Stored data

[START]

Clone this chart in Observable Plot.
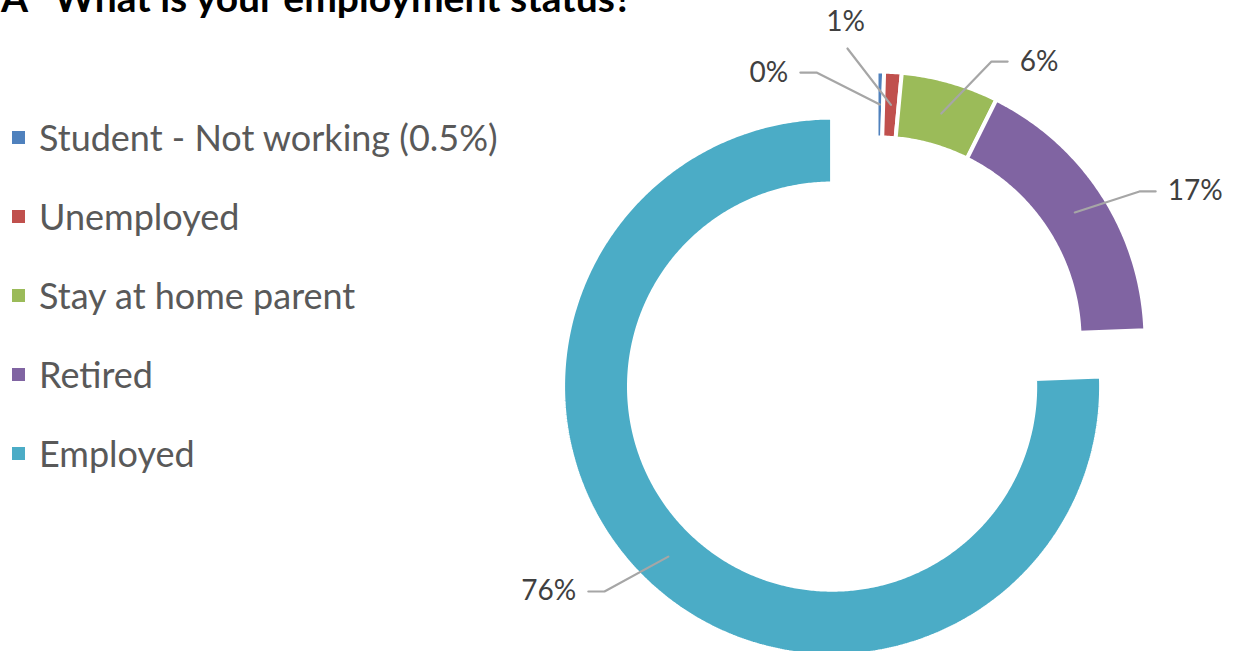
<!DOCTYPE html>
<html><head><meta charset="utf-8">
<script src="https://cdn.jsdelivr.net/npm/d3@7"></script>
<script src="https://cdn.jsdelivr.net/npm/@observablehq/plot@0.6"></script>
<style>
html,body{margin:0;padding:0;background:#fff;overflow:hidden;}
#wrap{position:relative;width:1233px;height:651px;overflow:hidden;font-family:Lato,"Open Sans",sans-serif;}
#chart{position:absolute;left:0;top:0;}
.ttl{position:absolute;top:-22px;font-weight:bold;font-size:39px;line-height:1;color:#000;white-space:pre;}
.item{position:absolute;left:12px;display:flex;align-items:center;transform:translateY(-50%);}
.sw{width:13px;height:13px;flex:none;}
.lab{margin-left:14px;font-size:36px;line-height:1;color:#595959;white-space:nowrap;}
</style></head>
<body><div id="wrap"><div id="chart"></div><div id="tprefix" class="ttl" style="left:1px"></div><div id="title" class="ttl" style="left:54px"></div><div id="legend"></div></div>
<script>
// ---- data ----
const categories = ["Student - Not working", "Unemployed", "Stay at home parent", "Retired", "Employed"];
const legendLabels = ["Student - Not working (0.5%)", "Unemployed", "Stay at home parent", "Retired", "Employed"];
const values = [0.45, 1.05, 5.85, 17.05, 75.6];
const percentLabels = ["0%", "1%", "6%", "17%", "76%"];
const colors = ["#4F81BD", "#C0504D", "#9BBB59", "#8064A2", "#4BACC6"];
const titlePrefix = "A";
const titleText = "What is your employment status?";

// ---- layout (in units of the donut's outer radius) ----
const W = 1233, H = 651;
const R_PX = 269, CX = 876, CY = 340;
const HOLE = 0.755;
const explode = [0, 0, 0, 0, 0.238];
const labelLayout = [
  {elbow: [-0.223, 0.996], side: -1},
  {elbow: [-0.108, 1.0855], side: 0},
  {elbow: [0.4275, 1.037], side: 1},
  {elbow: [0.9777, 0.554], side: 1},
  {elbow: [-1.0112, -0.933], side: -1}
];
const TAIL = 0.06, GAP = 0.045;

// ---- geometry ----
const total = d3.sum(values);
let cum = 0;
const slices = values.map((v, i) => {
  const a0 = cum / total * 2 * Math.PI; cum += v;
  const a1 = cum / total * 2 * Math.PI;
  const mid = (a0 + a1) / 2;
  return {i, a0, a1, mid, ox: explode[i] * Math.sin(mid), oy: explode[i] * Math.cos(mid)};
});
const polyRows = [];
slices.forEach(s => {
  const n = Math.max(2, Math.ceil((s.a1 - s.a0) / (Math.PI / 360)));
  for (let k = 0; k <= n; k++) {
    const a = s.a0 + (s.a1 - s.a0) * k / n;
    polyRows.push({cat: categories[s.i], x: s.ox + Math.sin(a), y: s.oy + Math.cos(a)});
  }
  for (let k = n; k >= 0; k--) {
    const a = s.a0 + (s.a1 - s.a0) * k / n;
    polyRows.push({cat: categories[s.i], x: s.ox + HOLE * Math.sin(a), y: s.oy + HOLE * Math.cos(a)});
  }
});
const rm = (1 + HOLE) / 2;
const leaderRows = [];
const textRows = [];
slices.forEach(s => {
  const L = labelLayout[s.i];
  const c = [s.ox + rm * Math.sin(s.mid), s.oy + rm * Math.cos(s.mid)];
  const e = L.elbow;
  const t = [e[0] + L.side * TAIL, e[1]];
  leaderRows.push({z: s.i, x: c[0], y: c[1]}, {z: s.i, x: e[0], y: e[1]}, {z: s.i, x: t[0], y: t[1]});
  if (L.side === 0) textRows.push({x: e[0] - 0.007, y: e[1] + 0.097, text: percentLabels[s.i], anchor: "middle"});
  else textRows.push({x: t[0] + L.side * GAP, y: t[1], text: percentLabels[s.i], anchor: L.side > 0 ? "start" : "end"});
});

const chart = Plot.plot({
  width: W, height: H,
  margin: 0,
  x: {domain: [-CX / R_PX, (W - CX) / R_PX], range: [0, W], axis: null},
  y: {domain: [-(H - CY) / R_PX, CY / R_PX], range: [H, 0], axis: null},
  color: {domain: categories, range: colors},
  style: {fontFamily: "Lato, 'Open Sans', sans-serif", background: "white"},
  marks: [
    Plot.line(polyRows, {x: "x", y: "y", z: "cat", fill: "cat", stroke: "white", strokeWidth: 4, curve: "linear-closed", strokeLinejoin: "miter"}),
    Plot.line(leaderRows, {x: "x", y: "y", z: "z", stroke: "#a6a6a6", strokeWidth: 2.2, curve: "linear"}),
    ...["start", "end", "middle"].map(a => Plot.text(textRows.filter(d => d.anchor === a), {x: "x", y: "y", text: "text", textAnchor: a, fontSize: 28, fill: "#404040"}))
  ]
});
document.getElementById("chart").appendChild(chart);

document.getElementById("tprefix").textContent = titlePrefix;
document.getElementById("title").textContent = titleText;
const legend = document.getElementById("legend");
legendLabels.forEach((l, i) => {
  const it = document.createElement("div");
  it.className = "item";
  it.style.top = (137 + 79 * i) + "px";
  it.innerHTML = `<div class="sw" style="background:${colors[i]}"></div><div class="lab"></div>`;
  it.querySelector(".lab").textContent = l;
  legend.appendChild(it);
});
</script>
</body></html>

[END]
[START]

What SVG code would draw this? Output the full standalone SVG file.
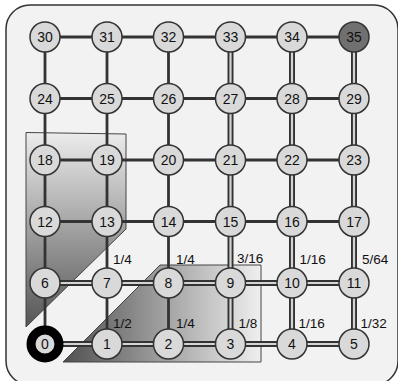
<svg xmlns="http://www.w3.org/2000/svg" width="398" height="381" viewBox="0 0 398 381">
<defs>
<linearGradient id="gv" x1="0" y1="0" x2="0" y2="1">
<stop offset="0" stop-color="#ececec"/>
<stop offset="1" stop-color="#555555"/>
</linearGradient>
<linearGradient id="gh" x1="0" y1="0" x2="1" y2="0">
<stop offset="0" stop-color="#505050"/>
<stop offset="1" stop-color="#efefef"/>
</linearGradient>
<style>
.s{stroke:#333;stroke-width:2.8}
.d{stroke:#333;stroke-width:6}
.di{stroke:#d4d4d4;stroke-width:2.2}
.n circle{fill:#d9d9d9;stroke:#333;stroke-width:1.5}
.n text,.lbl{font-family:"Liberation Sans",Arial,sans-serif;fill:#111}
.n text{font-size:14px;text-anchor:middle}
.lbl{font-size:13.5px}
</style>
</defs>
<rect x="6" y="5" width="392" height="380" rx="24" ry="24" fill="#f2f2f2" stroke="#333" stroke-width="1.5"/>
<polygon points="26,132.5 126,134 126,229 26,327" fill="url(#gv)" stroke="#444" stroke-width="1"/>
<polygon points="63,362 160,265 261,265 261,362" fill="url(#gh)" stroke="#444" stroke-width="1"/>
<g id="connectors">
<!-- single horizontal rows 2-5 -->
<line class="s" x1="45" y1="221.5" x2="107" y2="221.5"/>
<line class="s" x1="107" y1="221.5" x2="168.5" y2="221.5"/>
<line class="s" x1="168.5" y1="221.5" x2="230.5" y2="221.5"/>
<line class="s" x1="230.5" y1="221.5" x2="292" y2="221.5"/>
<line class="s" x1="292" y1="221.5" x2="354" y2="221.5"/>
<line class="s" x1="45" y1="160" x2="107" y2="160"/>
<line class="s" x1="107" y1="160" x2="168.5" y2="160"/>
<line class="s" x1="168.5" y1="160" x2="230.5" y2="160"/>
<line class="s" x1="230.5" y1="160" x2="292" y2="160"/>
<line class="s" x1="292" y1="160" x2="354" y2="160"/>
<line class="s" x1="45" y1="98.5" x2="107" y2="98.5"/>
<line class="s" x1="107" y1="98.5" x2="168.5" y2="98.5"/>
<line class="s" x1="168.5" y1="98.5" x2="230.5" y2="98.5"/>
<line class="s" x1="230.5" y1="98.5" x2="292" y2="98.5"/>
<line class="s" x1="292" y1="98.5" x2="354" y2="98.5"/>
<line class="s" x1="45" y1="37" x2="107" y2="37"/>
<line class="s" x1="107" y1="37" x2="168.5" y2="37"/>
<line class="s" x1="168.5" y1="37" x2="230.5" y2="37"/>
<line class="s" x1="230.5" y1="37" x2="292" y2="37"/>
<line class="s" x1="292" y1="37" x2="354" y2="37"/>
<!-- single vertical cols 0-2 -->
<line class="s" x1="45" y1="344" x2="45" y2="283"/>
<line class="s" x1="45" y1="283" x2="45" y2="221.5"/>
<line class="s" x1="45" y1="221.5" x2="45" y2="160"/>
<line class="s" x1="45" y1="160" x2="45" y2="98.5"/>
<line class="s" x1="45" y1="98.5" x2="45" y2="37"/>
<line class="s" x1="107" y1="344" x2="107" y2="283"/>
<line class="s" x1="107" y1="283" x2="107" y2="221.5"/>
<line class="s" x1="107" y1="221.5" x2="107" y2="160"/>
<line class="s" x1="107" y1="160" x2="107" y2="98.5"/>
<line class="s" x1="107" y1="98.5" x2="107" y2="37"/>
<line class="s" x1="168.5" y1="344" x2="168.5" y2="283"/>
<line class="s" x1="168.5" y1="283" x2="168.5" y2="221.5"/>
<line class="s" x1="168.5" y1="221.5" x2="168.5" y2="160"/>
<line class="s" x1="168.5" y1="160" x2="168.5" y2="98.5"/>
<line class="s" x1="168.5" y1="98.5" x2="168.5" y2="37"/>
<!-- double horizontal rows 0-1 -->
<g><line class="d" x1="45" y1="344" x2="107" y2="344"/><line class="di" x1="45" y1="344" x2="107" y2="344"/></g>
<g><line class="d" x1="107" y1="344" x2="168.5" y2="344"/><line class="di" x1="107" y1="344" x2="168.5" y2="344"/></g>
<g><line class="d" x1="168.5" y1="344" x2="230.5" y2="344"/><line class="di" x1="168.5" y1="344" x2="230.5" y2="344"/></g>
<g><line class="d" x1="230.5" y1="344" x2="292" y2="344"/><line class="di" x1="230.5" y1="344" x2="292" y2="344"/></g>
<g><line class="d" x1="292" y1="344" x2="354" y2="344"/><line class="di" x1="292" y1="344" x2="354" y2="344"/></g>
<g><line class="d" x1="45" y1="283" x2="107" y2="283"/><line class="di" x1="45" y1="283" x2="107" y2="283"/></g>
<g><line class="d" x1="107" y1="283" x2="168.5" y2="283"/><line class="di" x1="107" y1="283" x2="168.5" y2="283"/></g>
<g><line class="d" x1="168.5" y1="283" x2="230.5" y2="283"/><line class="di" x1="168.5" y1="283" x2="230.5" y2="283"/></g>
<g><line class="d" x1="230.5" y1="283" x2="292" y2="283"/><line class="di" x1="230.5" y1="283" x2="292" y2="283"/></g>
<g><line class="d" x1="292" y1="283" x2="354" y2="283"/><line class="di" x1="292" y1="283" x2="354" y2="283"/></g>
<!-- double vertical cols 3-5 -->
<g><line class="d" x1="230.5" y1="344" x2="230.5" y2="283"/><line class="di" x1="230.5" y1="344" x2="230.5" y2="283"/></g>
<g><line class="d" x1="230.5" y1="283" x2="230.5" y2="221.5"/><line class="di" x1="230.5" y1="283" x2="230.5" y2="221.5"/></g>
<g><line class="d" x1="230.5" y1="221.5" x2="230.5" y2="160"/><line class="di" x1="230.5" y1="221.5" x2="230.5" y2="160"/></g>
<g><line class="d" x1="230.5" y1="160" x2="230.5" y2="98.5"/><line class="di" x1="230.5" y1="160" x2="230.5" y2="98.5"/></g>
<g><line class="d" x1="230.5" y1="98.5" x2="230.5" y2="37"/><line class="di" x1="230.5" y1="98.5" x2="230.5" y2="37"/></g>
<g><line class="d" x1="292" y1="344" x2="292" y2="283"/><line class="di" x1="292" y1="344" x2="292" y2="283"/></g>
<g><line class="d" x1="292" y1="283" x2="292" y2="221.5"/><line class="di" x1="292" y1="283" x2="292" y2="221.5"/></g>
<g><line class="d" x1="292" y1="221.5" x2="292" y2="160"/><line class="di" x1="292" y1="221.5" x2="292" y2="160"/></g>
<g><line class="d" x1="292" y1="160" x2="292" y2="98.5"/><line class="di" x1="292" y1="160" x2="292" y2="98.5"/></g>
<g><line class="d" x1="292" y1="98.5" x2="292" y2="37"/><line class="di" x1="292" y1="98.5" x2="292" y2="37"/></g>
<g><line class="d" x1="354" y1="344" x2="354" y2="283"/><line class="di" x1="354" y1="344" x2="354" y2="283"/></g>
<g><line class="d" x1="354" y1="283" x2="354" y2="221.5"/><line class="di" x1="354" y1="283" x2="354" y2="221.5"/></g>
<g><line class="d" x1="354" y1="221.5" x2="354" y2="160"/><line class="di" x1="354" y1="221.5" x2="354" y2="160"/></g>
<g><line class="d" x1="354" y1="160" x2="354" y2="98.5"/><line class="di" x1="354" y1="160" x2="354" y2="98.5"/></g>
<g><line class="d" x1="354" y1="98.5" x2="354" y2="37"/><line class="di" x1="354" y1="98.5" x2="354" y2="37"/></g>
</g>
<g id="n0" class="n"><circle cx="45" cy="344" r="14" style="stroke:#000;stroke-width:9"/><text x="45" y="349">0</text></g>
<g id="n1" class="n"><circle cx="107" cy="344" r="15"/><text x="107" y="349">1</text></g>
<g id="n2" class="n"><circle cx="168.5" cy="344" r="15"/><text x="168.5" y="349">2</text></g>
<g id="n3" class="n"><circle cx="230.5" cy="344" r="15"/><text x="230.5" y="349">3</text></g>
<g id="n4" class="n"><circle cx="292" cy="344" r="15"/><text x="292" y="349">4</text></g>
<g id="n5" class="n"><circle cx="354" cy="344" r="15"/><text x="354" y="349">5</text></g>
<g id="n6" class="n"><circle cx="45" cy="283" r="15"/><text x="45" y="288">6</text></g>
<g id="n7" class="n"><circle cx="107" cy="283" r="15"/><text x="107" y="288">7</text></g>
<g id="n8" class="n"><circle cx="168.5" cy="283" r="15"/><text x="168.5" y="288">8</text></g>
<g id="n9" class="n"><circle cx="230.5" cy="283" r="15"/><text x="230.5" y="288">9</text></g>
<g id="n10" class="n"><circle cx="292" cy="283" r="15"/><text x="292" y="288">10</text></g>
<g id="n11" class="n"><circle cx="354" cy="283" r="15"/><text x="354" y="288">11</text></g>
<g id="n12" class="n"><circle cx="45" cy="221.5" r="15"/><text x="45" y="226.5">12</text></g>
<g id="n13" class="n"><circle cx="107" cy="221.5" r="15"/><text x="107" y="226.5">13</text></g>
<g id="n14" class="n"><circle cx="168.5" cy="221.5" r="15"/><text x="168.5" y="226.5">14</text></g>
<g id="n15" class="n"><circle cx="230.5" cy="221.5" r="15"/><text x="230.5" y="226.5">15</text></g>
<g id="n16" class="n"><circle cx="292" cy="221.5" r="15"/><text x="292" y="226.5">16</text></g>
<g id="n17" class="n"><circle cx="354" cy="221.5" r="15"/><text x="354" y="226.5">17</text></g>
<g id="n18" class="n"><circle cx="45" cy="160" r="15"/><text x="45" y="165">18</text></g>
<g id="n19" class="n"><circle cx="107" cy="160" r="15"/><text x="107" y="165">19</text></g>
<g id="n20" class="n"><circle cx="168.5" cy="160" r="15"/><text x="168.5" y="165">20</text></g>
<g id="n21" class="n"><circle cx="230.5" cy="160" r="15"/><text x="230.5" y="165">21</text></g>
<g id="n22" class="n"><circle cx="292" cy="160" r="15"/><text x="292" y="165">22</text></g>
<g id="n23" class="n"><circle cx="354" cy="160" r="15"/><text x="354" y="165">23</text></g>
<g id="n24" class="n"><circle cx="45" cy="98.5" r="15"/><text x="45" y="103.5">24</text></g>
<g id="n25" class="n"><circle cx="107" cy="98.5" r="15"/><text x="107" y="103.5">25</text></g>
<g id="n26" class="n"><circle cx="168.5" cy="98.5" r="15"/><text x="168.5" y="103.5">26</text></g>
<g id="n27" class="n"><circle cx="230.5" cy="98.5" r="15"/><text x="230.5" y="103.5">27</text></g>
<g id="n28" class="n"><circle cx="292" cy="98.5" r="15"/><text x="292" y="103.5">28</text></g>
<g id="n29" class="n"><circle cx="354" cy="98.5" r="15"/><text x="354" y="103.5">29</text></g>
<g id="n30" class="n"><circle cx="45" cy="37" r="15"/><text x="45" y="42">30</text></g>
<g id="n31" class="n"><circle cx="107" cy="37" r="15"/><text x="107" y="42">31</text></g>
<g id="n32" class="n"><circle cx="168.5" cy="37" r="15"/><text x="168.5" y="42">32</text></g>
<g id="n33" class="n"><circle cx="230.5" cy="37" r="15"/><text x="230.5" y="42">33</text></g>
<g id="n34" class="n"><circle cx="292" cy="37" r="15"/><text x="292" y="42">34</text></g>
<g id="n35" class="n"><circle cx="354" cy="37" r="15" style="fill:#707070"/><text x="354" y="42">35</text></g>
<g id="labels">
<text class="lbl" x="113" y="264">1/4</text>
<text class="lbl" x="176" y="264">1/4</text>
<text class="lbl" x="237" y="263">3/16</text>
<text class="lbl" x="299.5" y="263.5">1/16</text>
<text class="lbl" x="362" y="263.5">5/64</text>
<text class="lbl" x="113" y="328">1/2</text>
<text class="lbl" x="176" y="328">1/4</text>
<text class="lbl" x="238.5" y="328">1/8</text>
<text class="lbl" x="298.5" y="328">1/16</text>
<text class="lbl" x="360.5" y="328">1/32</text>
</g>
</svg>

[END]
[START]

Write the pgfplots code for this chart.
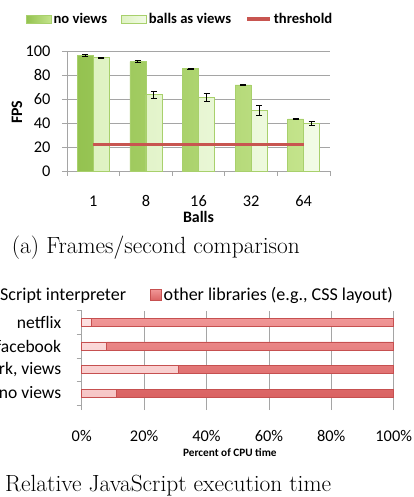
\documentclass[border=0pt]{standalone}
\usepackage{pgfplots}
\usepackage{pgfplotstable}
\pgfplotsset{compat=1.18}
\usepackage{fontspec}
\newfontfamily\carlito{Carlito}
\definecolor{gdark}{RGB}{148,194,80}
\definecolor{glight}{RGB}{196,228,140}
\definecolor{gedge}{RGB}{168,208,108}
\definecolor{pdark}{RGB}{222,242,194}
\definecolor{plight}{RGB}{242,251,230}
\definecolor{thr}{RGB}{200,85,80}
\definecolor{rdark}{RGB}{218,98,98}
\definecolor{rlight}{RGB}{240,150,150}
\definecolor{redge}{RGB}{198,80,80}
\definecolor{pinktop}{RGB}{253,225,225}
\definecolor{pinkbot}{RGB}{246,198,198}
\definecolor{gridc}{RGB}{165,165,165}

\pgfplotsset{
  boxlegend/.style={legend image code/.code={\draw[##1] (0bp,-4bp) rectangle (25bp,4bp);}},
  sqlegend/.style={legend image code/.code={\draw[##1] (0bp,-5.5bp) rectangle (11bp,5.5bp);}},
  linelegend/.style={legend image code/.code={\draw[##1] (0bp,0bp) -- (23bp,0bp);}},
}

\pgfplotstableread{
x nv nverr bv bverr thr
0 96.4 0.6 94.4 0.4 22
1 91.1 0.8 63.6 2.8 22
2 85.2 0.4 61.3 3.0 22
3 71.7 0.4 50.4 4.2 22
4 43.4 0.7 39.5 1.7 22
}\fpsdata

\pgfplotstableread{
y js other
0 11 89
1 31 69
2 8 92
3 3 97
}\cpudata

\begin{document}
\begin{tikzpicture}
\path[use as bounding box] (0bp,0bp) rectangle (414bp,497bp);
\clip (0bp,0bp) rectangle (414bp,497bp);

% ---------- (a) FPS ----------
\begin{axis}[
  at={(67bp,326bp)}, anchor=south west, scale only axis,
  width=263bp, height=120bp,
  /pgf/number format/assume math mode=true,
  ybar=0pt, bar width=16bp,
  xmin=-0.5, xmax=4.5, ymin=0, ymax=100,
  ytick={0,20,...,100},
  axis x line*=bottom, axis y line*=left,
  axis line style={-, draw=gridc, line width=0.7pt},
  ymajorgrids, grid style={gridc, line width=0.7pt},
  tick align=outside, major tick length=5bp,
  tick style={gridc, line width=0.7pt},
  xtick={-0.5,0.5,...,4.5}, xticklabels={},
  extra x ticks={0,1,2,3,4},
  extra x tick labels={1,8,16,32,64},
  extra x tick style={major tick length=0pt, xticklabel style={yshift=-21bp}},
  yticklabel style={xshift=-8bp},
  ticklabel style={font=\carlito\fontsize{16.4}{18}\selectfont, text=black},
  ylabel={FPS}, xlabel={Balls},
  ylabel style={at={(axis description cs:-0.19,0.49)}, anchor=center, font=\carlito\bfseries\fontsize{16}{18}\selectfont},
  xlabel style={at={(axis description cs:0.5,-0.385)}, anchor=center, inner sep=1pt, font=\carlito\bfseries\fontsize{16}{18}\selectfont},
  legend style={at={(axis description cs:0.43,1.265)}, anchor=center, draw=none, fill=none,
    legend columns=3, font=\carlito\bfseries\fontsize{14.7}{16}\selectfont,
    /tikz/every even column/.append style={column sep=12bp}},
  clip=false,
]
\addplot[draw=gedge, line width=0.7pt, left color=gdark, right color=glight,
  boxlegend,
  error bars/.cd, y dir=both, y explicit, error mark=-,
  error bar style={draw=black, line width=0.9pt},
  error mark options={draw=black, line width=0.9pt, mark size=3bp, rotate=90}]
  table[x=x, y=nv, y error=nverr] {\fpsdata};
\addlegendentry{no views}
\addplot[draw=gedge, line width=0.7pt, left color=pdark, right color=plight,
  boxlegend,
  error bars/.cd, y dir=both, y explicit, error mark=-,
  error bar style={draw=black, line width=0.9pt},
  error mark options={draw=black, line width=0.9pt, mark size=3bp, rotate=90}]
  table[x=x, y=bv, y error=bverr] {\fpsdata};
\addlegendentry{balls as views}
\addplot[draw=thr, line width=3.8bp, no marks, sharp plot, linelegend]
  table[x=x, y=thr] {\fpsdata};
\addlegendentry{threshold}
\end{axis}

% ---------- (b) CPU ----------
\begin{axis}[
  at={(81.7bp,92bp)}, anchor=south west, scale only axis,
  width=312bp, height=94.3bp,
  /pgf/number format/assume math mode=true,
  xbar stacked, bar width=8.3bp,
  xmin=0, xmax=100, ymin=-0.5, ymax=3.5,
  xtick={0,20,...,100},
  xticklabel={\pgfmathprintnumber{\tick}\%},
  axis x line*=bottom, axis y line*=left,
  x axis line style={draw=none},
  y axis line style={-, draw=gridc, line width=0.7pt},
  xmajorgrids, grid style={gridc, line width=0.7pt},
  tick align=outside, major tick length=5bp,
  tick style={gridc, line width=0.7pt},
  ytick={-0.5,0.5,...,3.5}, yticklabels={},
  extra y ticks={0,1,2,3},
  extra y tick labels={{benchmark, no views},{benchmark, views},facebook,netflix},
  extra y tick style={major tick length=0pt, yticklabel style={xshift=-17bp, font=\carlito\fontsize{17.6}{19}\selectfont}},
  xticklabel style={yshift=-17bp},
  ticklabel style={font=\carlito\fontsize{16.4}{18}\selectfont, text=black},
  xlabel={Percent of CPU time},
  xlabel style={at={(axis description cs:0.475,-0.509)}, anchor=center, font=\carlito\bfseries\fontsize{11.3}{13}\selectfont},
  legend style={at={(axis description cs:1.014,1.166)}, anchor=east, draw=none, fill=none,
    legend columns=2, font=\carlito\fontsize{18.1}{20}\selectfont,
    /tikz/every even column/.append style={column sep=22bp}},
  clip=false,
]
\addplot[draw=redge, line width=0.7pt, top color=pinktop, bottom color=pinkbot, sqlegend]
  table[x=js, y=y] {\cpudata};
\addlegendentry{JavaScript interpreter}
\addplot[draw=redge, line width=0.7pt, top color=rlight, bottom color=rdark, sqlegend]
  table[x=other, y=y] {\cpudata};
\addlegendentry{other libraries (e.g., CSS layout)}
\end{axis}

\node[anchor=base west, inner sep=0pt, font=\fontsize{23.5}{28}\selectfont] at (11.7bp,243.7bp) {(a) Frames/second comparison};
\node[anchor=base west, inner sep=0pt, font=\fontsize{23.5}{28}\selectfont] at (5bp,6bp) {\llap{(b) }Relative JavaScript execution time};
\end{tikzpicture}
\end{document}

[END]

## Exercise details
Start at the line that contains "Clone this chart in Observable Plot.", stop at the line that contains "const TAIL = 0.06, GAP = 0.045;", and reproduce each line in that stretch exactly. Pictures are excluded.

## Task output
Clone this chart in Observable Plot.
<!DOCTYPE html>
<html><head><meta charset="utf-8">
<script src="https://cdn.jsdelivr.net/npm/d3@7"></script>
<script src="https://cdn.jsdelivr.net/npm/@observablehq/plot@0.6"></script>
<style>
html,body{margin:0;padding:0;background:#fff;overflow:hidden;}
#wrap{position:relative;width:1233px;height:651px;overflow:hidden;font-family:Lato,"Open Sans",sans-serif;}
#chart{position:absolute;left:0;top:0;}
.ttl{position:absolute;top:-22px;font-weight:bold;font-size:39px;line-height:1;color:#000;white-space:pre;}
.item{position:absolute;left:12px;display:flex;align-items:center;transform:translateY(-50%);}
.sw{width:13px;height:13px;flex:none;}
.lab{margin-left:14px;font-size:36px;line-height:1;color:#595959;white-space:nowrap;}
</style></head>
<body><div id="wrap"><div id="chart"></div><div id="tprefix" class="ttl" style="left:1px"></div><div id="title" class="ttl" style="left:54px"></div><div id="legend"></div></div>
<script>
// ---- data ----
const categories = ["Student - Not working", "Unemployed", "Stay at home parent", "Retired", "Employed"];
const legendLabels = ["Student - Not working (0.5%)", "Unemployed", "Stay at home parent", "Retired", "Employed"];
const values = [0.45, 1.05, 5.85, 17.05, 75.6];
const percentLabels = ["0%", "1%", "6%", "17%", "76%"];
const colors = ["#4F81BD", "#C0504D", "#9BBB59", "#8064A2", "#4BACC6"];
const titlePrefix = "A";
const titleText = "What is your employment status?";

// ---- layout (in units of the donut's outer radius) ----
const W = 1233, H = 651;
const R_PX = 269, CX = 876, CY = 340;
const HOLE = 0.755;
const explode = [0, 0, 0, 0, 0.238];
const labelLayout = [
  {elbow: [-0.223, 0.996], side: -1},
  {elbow: [-0.108, 1.0855], side: 0},
  {elbow: [0.4275, 1.037], side: 1},
  {elbow: [0.9777, 0.554], side: 1},
  {elbow: [-1.0112, -0.933], side: -1}
];
const TAIL = 0.06, GAP = 0.045;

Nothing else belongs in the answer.